As you can see, as the number of failed attempts increase, the time and complexity increase.  At a certain point, we are notified of the brute force, and the entropy increases to the point where each request takes long enough that brute force becomes an unreasonable.  We are also notified, via email in this case, of the offending IPs and at risk usernames, so we have ample time to do something about it.

Problems to Watch For:

• Horizontal Brute Force – We’ve looked at brute force attempts vertically, attacking a username, but an attacker could use a common password and attack the system horizontally, trying different usernames.  You can simply add hashed password to the key table from the above solution, storing a count for each failed password attempt and lock them down that way.
• Password Recovery: Your authentication system might be top notch, but often password recovery functionality is not.  Ensure you don’t give away valid usernames and that your recovery system is well implemented.

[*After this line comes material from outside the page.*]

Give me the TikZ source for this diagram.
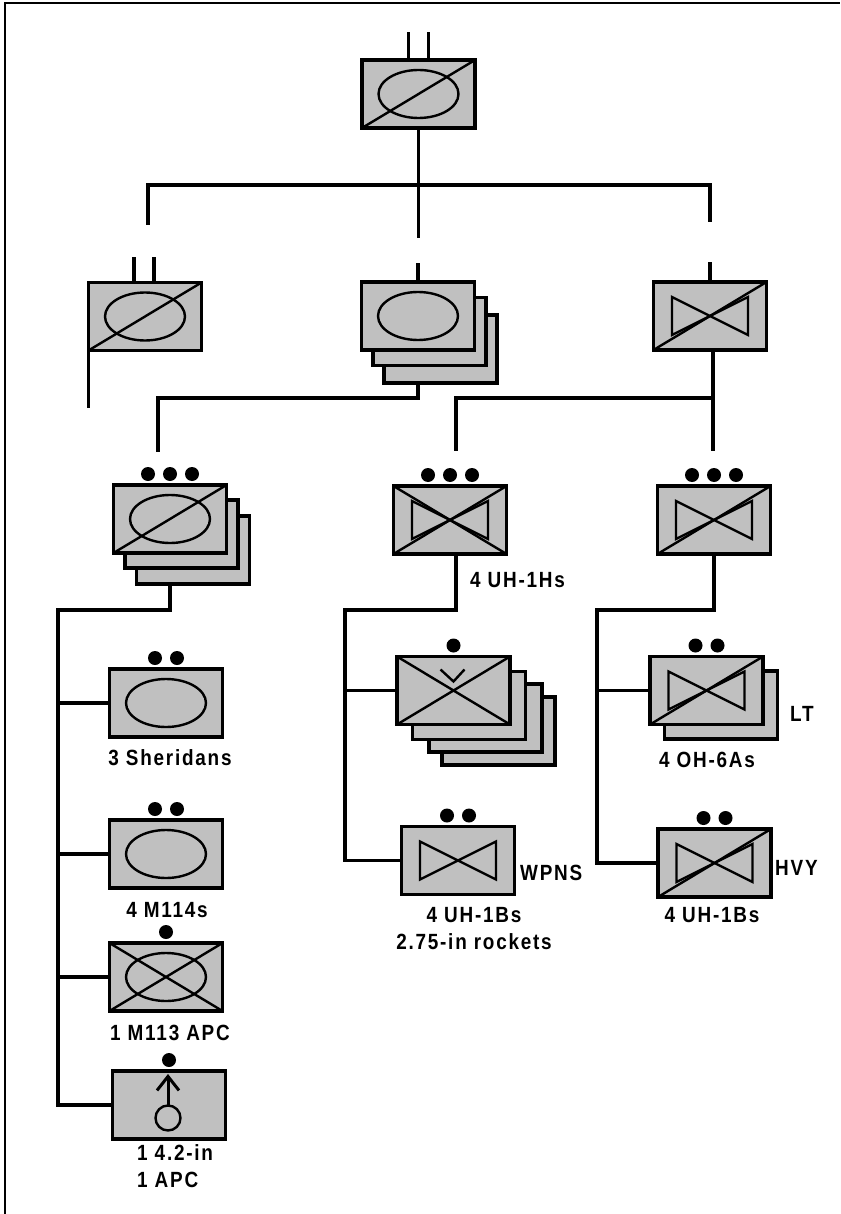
\documentclass[tikz,border=0pt]{standalone}
\usepackage{fontspec}
\setmainfont{Liberation Sans}[FakeStretch=0.86, LetterSpace=8]
\usetikzlibrary{arrows.meta, calc}
\definecolor{unitgray}{HTML}{c0c0c0}
\newcommand{\slashsym}[1]{\draw[sym] (#1.south west) -- (#1.north east);}
\newcommand{\crosssym}[1]{\draw[sym] (#1.south west) -- (#1.north east) (#1.north west) -- (#1.south east);}
\newcommand{\armorsym}[1]{\draw[sym] (#1.center) ellipse [x radius=40pt, y radius=24pt];}
\newcommand{\aviasym}[1]{\draw[sym] (#1.center) ++(-38,-19) -- ++(76,38) -- ++(0,-38) -- ++(-76,38) -- cycle;}
\newcommand{\echelon}[2]{\foreach \k in {1,...,#2} {\fill ($(#1.north)+({(\k-(#2+1)/2)*22},-11)$) circle (7pt);}}

\begin{document}
\begin{tikzpicture}[x=1pt, y=-1pt,
    unit/.style={draw, fill=unitgray, line width=3.5pt, minimum width=113pt, minimum height=68pt, inner sep=0pt, outer sep=0pt},
    sym/.style={line width=2.4pt},
    conn/.style={line width=3.5pt},
    lbl/.style={font=\bfseries\fontsize{22}{27}\selectfont, inner sep=0pt}]
    \useasboundingbox (0,0) rectangle (840,1214);
    \draw[line width=2pt] (5,1214) -- (5,3) -- (840,3);

    % squadron
    \node[unit] (top) at (418.5,94) {};
    \armorsym{top} \slashsym{top}
    \draw[conn] ($(top.north)+(-10,0)$) -- ++(0,-28);
    \draw[conn] ($(top.north)+(10,0)$) -- ++(0,-28);

    \coordinate (barL) at (148,185);
    \coordinate (barR) at (710,185);
    \coordinate (dropL) at (148,225);
    \coordinate (dropM) at (418.5,238);
    \coordinate (dropR) at (710,222);
    \draw[conn] (top.south) -- (dropM);
    \draw[conn] (dropL) -- (barL) -- (barR) -- (dropR);

    % cavalry troop
    \node[unit] (cav) at (145,316.5) {};
    \armorsym{cav} \slashsym{cav}
    \draw[conn] ($(cav.north)+(-11,0)$) -- ++(0,-25);
    \draw[conn] ($(cav.north)+(9,0)$) -- ++(0,-25);
    \draw[conn] (cav.south west) -- ++(0,57);

    % armor
    \node[unit] (arm3) at (440.5,349) {};
    \node[unit] (arm2) at (429.5,331.5) {};
    \node[unit] (arm) at (418,316) {};
    \armorsym{arm}
    \draw[conn] (arm.north) -- ++(0,-19);

    % air cavalry
    \node[unit] (air) at (710,316) {};
    \aviasym{air} \slashsym{air}
    \draw[conn] (air.north) -- ++(0,-20);

    % armored cavalry troops
    \node[unit] (trp3) at (193,550) {};
    \node[unit] (trp2) at (181.5,534) {};
    \node[unit] (trp) at (170,519) {};
    \armorsym{trp} \slashsym{trp}
    \echelon{trp}{3}
    \coordinate (jArm) at (158,398);
    \draw[conn] (arm |- arm3.south) |- (jArm) -- (158,452);

    % air troop HQ and troops
    \node[unit] (hqa) at (450,520) {};
    \aviasym{hqa} \crosssym{hqa}
    \echelon{hqa}{3}
    \node[unit] (tra) at (714,520) {};
    \aviasym{tra} \slashsym{tra}
    \echelon{tra}{3}
    \coordinate (jAir) at (456,398);
    \draw[conn] (713,350) -- (713,451);
    \draw[conn] (713,398) -- (jAir) -- (456,451);

    % left column
    \node[unit] (shrd) at (166,703) {};
    \armorsym{shrd}
    \echelon{shrd}{2}
    \node[unit] (m114) at (166,854) {};
    \armorsym{m114}
    \echelon{m114}{2}
    \node[unit] (m113) at (166,977) {};
    \armorsym{m113} \crosssym{m113}
    \echelon{m113}{1}
    \node[unit] (mort) at (169,1105) {};
    \echelon{mort}{1}
    \draw[sym] ($(mort.center)+(-1,13)$) circle (12.5pt);
    \draw[sym, line width=3pt, -{Straight Barb[length=14pt, width=22pt]}] ($(mort.center)+(-1,0.5)$) -- ($(mort.center)+(-1,-31)$);

    \coordinate (jL) at (58,610);
    \draw[conn] (trp |- trp3.south) |- (jL) -- (jL |- mort.west) -- (mort.west);
    \draw[conn] (jL |- shrd.west) -- (shrd.west);
    \draw[conn] (jL |- m114.west) -- (m114.west);
    \draw[conn] (jL |- m113.west) -- (m113.west);

    \node[lbl] (lshrd) at (170,758) {3 Sheridans};
    \node[lbl] (lm114) at (167,910) {4 M114s};
    \node[lbl] (lm113) at (170,1033) {1 M113 APC};
    \node[lbl, anchor=north west, align=left] (lmort) at (137,1144) {1 4.2-in\\1 APC};

    % middle column
    \node[unit] (mid4) at (498.5,731) {};
    \node[unit] (mid3) at (485.5,718) {};
    \node[unit] (mid2) at (469,705.5) {};
    \node[unit] (mid) at (453.5,690.5) {};
    \crosssym{mid}
    \draw[sym] ($(mid.center)+(-13,-21)$) -- ++(13,12) -- ++(11,-12);
    \echelon{mid}{1}
    \node[unit] (wpns) at (458,860.5) {};
    \aviasym{wpns}
    \echelon{wpns}{2}

    \coordinate (jM) at (345,610);
    \draw[conn] (456,554) |- (jM) -- (jM |- wpns.west) -- (wpns.west);
    \draw[conn] (jM |- mid.west) -- (mid.west);

    \node[lbl, anchor=west] (lhqa) at (470,580) {4 UH-1Hs};
    \node[lbl, anchor=west] (lwpns) at (520,873) {WPNS};
    \node[lbl, align=center] (lwpnsb) at (474,929) {4 UH-1Bs\\2.75-in rockets};

    % right column
    \node[unit] (lt2) at (721,705) {};
    \node[unit] (lt) at (706.5,690.5) {};
    \aviasym{lt} \slashsym{lt}
    \echelon{lt}{2}
    \node[unit] (hvy) at (714.5,863) {};
    \aviasym{hvy} \slashsym{hvy}
    \echelon{hvy}{2}

    \coordinate (jR) at (597,610);
    \draw[conn] (tra.south) |- (jR) -- (jR |- hvy.west) -- (hvy.west);
    \draw[conn] (jR |- lt.west) -- (lt.west);

    \node[lbl, anchor=west] (llt) at (790,714) {LT};
    \node[lbl] (lltb) at (707,760) {4 OH-6As};
    \node[lbl, anchor=west] (lhvy) at (775,868) {HVY};
    \node[lbl] (lhvyb) at (712,915) {4 UH-1Bs};
\end{tikzpicture}
\end{document}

• Account Locking: We don’t actually “Lock” accounts, but we do implement a large enough timeout to make it uncomfortable for real users if a DoS attack is attempted – requiring them to wait when logging in.  The email sent above should help mitigate DoS attacks, and its much better than actually locking the account.  You could potentially lower the max second wait time, or decrement the failed login attempts after a specific time frame, so over time it goes back to zero.
• Registration - If an account that doesn’t exist is attempted to be brute forced and that account is later registered by a valid user, the initial login time for our new user could be a long time, so perhaps clear the failed login count on newly registered accounts.